November 19th, Strasbourg

Louis-Philippe Huberdeau Thursday 18 November, 2010

Still in a hotel lobby. I hope this won't become a recurring theme. On the road from Berlin to Strasbourg, I figured out a to reuse existing piece of abstraction to achieve a design objective I was struggling with.

The objective was quite simple. The indexer gathers a whole lot of information and stores it in various fields to be indexed. Depending on the type, some of those fields are can be retrieved, some not. You can configure the index store a copy of all the data, but that has a huge impact on the index size and memory requirements. Zend_Search_Lucene is a PHP implementation and comes with several limitations. Some fields are transformed to allow indexing anyway and cannot be reverted back to the original form.

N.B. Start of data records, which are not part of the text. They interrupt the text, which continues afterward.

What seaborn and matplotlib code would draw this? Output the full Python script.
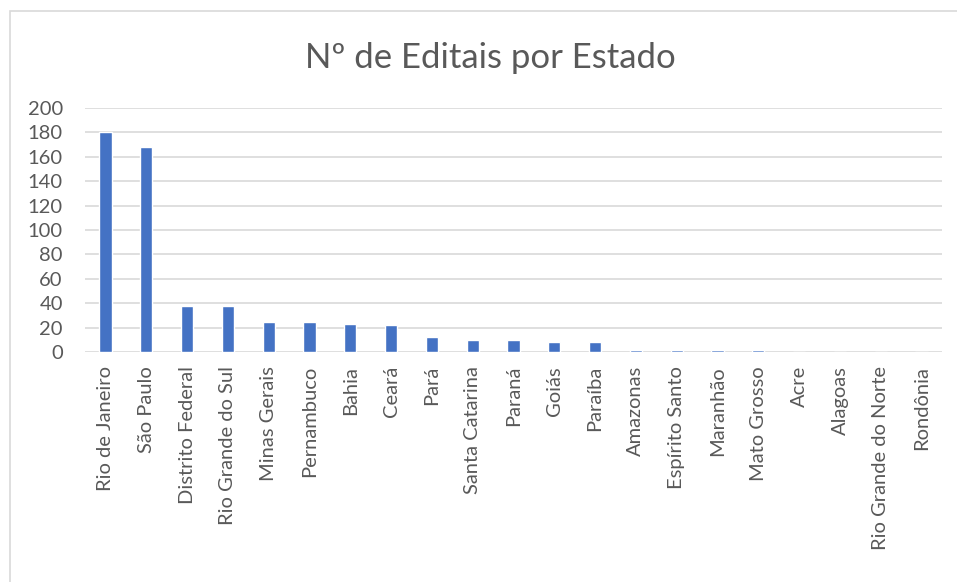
import matplotlib.pyplot as plt
import seaborn as sns
from matplotlib.patches import Rectangle

estados = [
    "Rio de Janeiro", "São Paulo", "Distrito Federal", "Rio Grande do Sul",
    "Minas Gerais", "Pernambuco", "Bahia", "Ceará", "Pará", "Santa Catarina",
    "Paraná", "Goiás", "Paraíba", "Amazonas", "Espírito Santo", "Maranhão",
    "Mato Grosso", "Acre", "Alagoas", "Rio Grande do Norte", "Rondônia",
]
editais = [180, 168, 38, 38, 25, 25, 23, 22, 12, 10, 10, 8, 8, 2, 2, 2, 2, 0, 0, 0, 0]
y_ticks = list(range(0, 201, 20))

sns.set_style("white")
plt.rcParams["font.family"] = ["Lato", "DejaVu Sans"]
text_color = "#595959"
grid_color = "#d9d9d9"

fig = plt.figure(figsize=(9.57, 5.82), dpi=100)
ax = fig.add_axes([85 / 957, 1 - 352 / 582, (942 - 85) / 957, (352 - 108) / 582])

sns.barplot(x=estados, y=editais, color="#4472C4", width=0.3, saturation=1, ax=ax,
            zorder=3)

ax.set_ylim(0, 200)
ax.set_yticks(y_ticks)
ax.set_xlim(-0.5, len(estados) - 0.5)
for y in y_ticks:
    ax.axhline(y, color=grid_color, lw=1.2, zorder=0)
for s in ax.spines.values():
    s.set_visible(False)

ax.tick_params(axis="y", length=0, pad=16, labelsize=14.5, labelcolor=text_color)
ax.tick_params(axis="x", length=0, pad=10, labelsize=14.5, labelcolor=text_color)
plt.setp(ax.get_xticklabels(), rotation=90, ha="center", va="top")

fig.text(490 / 957, 1 - 58 / 582, "Nº de Editais por Estado", ha="center", va="center",
         fontsize=25, color=text_color)

# chart frame
fig.patches.append(Rectangle((10 / 957, -0.1), 1.2, 1 - 11 / 582 + 0.1, transform=fig.transFigure,
                             fill=False, edgecolor=grid_color, lw=1.2))

fig.savefig("out.png", dpi=100)
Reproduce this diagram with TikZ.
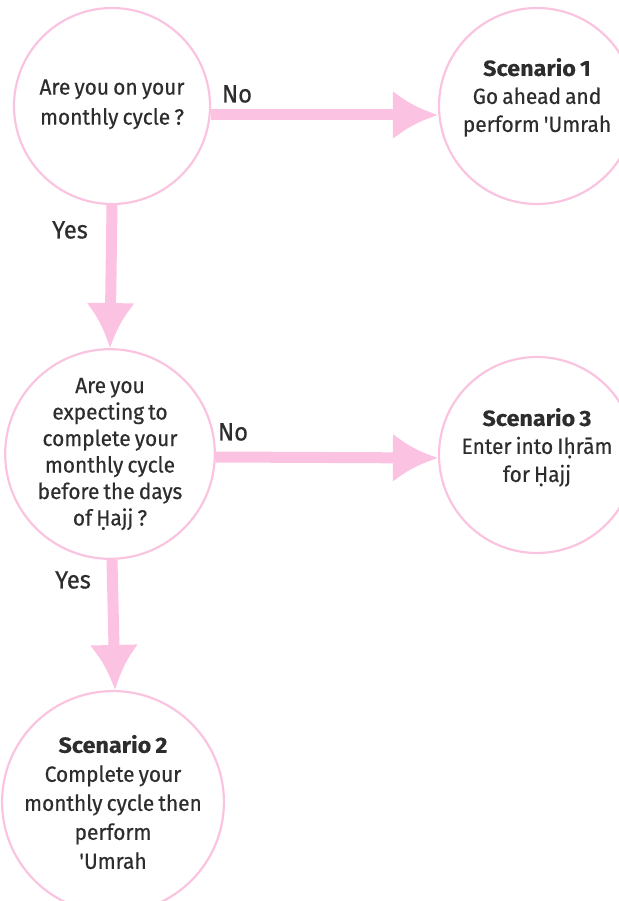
\documentclass[tikz,border=0pt]{standalone}
\usepackage{fontspec}
\newfontfamily\ff{Fira Sans}[FakeStretch=0.95,WordSpace=0.75,FakeBold=0.5,BoldFeatures={FakeStretch=1.06,FakeBold=0.3}]
\usetikzlibrary{arrows.meta}
\definecolor{pinkline}{RGB}{250,196,224}
\definecolor{pinkarrow}{RGB}{252,194,226}
\definecolor{txt}{RGB}{45,45,45}
\begin{document}
\begin{tikzpicture}[x=1pt,y=-1pt,
  bubble/.style={circle,draw=pinkline,line width=2.2pt,minimum size=196pt,inner sep=0pt,
    align=center,text=txt,font=\ff\fontsize{22}{28}\selectfont},
  flow/.style={draw=pinkarrow,line width=11pt,-{Latex[length=45pt,width=49pt]}},
  lbl/.style={text=txt,font=\ff\fontsize{25}{28}\selectfont}]
\useasboundingbox (0,0) rectangle (618,901);
\node[bubble,font=\ff\fontsize{22}{30}\selectfont] (q1) at (112,106) {Are you on your\\monthly cycle ?\\[-22pt]\mbox{}};
\node[bubble] (s1) at (537,106) {\textbf{Scenario 1}\\Go ahead and\\perform 'Umrah\\[-6pt]\mbox{}};
\node[bubble,font=\ff\fontsize{22}{26.5}\selectfont] (q2) at (110,454) {Are you\\expecting to\\complete your\\monthly cycle\\before the days\\of Ḥajj ?};
\node[bubble] (s3) at (537,455) {\textbf{Scenario 3}\\Enter into Iḥrām\\for Ḥajj\\[-8pt]\mbox{}};
\node[bubble,font=\ff\fontsize{22}{29}\selectfont] (s2) at (113,802) {\textbf{Scenario 2}\\Complete your\\monthly cycle then\\perform\\'Umrah};
\draw[flow] ([yshift=-9pt]q1.east) -- ([yshift=-9pt]s1.west);
\draw[flow] ([yshift=-3pt]q2.east) -- ([yshift=-3pt]s3.west);
\draw[flow] (q1.south) -- (q2.north);
\draw[flow] ([xshift=2pt]q2.south) -- ([xshift=2pt]s2.north);
\node[lbl] (no1) at (237,94) {No};
\node[lbl] (yes1) at (70,230) {Yes};
\node[lbl] (no2) at (233,432) {No};
\node[lbl] (yes2) at (73,580) {Yes};
\end{tikzpicture}
\end{document}
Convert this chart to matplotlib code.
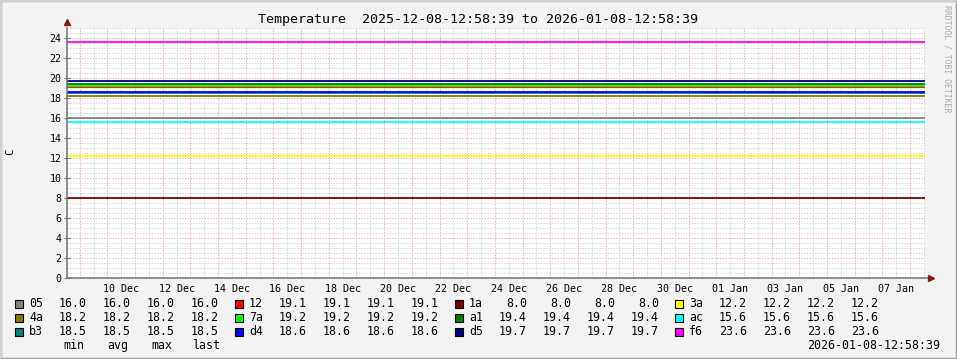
import matplotlib
matplotlib.use('Agg')
import matplotlib.pyplot as plt
import matplotlib.dates as mdates
from matplotlib.patches import Rectangle
from datetime import datetime, timedelta

# series (constant over the whole period)
names = ['05', '12', '1a', '3a', '4a', '7a', 'a1', 'ac', 'b3', 'd4', 'd5', 'f6']
values = [16.0, 19.1, 8.0, 12.2, 18.2, 19.2, 19.4, 15.6, 18.5, 18.6, 19.7, 23.6]
colors = ['#808080', '#FF0000', '#800000', '#FFFF00', '#808000', '#00FF00',
          '#008000', '#00FFFF', '#008080', '#0000FF', '#000080', '#FF00FF']
# legend layout: rows of 4 entries
legend_order = [['05', '12', '1a', '3a'],
                ['4a', '7a', 'a1', 'ac'],
                ['b3', 'd4', 'd5', 'f6']]
stat_labels = ['min', 'avg', 'max', 'last']

t_start = datetime(2025, 12, 8, 12, 58, 39)
t_end = datetime(2026, 1, 8, 12, 58, 39)
y_max = 25

W, H = 957, 359
plt.rcParams['font.family'] = 'DejaVu Sans Mono'


def fx(x):
    return x / W


def fy(y):
    return 1 - y / H


fig = plt.figure(figsize=(W / 100, H / 100), dpi=100, facecolor='#F3F3F3')

# 3d frame
fig.add_artist(Rectangle((0, 0), 1, 1, transform=fig.transFigure, fill=False,
                         edgecolor='#9E9E9E', lw=2.5))
fig.add_artist(Rectangle((0, 0), 2 / W, 1, transform=fig.transFigure, color='#CFCFCF', lw=0))
fig.add_artist(Rectangle((0, 1 - 2 / H), 1, 2 / H, transform=fig.transFigure, color='#CFCFCF', lw=0))

left, right, top, bottom = 67, 925, 28, 278
ax = fig.add_axes([fx(left), fy(bottom), fx(right - left), (bottom - top) / H])
ax.set_facecolor('white')
ax.set_xlim(t_start, t_end)
ax.set_ylim(0, y_max)

# grid
grid_kw = dict(lw=0.72, ls=(0, (1.4, 1.4)), zorder=1)
major_c, minor_c = '#F5AFAF', '#D6D6D6'
for i in range(0, y_max * 2 + 1):
    ax.axhline(i / 2, color=major_c if i % 4 == 0 else minor_c, **grid_kw)
t = datetime(2025, 12, 8, 12)
while t < t_end:
    if t > t_start:
        ax.axvline(t, color=major_c if t.hour == 0 else minor_c, **grid_kw)
    t += timedelta(hours=12)

# data lines
for name, v, c in zip(names, values, colors):
    ax.plot([t_start, t_end], [v, v], color=c, lw=1.3, zorder=3, solid_capstyle='butt')

# axes
for s in ['top', 'right']:
    ax.spines[s].set_visible(False)
for s in ['left', 'bottom']:
    ax.spines[s].set_color('#707070')
    ax.spines[s].set_linewidth(1.1)
    ax.spines[s].set_zorder(4)
ax.spines['bottom'].set_bounds(mdates.date2num(t_start), mdates.date2num(t_end) + 0.08)
ax.spines['left'].set_bounds(0, y_max)
ax.plot([1.0 + 6 / (right - left)], [0], marker='>', ms=5, color='#8B1A1A',
        transform=ax.transAxes, clip_on=False, zorder=5)
ax.plot([0], [1.0 + 6 / (bottom - top)], marker='^', ms=5, color='#8B1A1A',
        transform=ax.transAxes, clip_on=False, zorder=5)

ax.set_yticks(range(0, y_max, 2))
ax.tick_params(axis='y', length=4, width=0.8, color='#707070', direction='inout',
               labelsize=7.2, pad=2)
label_days = [datetime(2025, 12, 10, 12) + timedelta(days=2 * k) for k in range(15)]
ax.set_xticks(label_days)
ax.set_xticklabels([d.strftime('%d %b') for d in label_days])
ax.tick_params(axis='x', length=0, labelsize=7.2, pad=4)

fig.text(fx(10), fy(152), 'C', rotation=90, ha='center', va='center', fontsize=7.6)
fig.text(fx(478), fy(19), 'Temperature  2025-12-08-12:58:39 to 2026-01-08-12:58:39',
         ha='center', va='center', fontsize=9.6)
fig.text(fx(947), fy(5), 'RRDTOOL / TOBI OETIKER', rotation=270, ha='center', va='top',
         fontsize=5.9, color='#A8A8A8')

# legend
row_y = [303.5, 317.5, 331.5]
val_off = [72, 116, 160, 204]
for r, row in enumerate(legend_order):
    for c, name in enumerate(row):
        i = names.index(name)
        x0 = 15 + 220 * c
        yc = row_y[r]
        fig.add_artist(Rectangle((fx(x0), fy(yc + 4)), 8 / W, 8 / H, transform=fig.transFigure,
                                 facecolor=colors[i], edgecolor='black', lw=0.8))
        fig.text(fx(x0 + 14), fy(yc), name, ha='left', va='center', fontsize=8.4)
        for off in val_off:
            fig.text(fx(x0 + off), fy(yc), f'{values[i]:.1f}', ha='right', va='center',
                     fontsize=8.4)
for off, lab in zip(val_off, stat_labels):
    fig.text(fx(15 + off - 13), fy(345.5), lab, ha='center', va='center', fontsize=8.4)
fig.text(fx(940), fy(345.5), '2026-01-08-12:58:39', ha='right', va='center', fontsize=8.4)

fig.savefig('out.png', dpi=100, facecolor=fig.get_facecolor())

The objective was to be able to retrieve the information from the database on the fly for the results. Essentially, it's the same work the content sources and global sources do. The issue is that the format was not quite right. The sources return the data encapsulated in objects indicating their type to allow different indexes to index them optimally. For example, multi-value fields like those used to index categories become a string of individual tokens generated by hashing values and replacing numbers, because lucene does not seem to like those.

The solution was quite simple. Sources already used a factory to select the proper implementation to use based on a reduced list of supported value types. Really all that was needed was to provide a different factory that would only provide pass-through implementations and retrieve the value. Simple, but not that obvious. I was really scared I would have to duplicate code for this, but it turns out the sources did not require any change to retrieve the data.

I implemented the design yesterday. Or maybe it was the day before. Can't tell. Now the unifies search can display any information it indexes, allowing for really powerful formatting that does not require knowing where the information is actually from.

I also added a value formatter to render any value as a link to the object. There wasn't really a way to link to the object before that. It did make the thing unusable, but it wasn't really critical. Anyway, going through there made be realize the way URLs are generated really is inconsistent. There are two smarty plugins, one function that is useless and one modifier that is really the only thing anyone should use. The category library also attempts to do it, but entirely ignores any sefurl configuration you may have. It should use the modifier's implementation. But later. There are more fun issues to deal with.

Next step is to write a generic table formatter for the unified search, then I think it will be ready for massive implementation.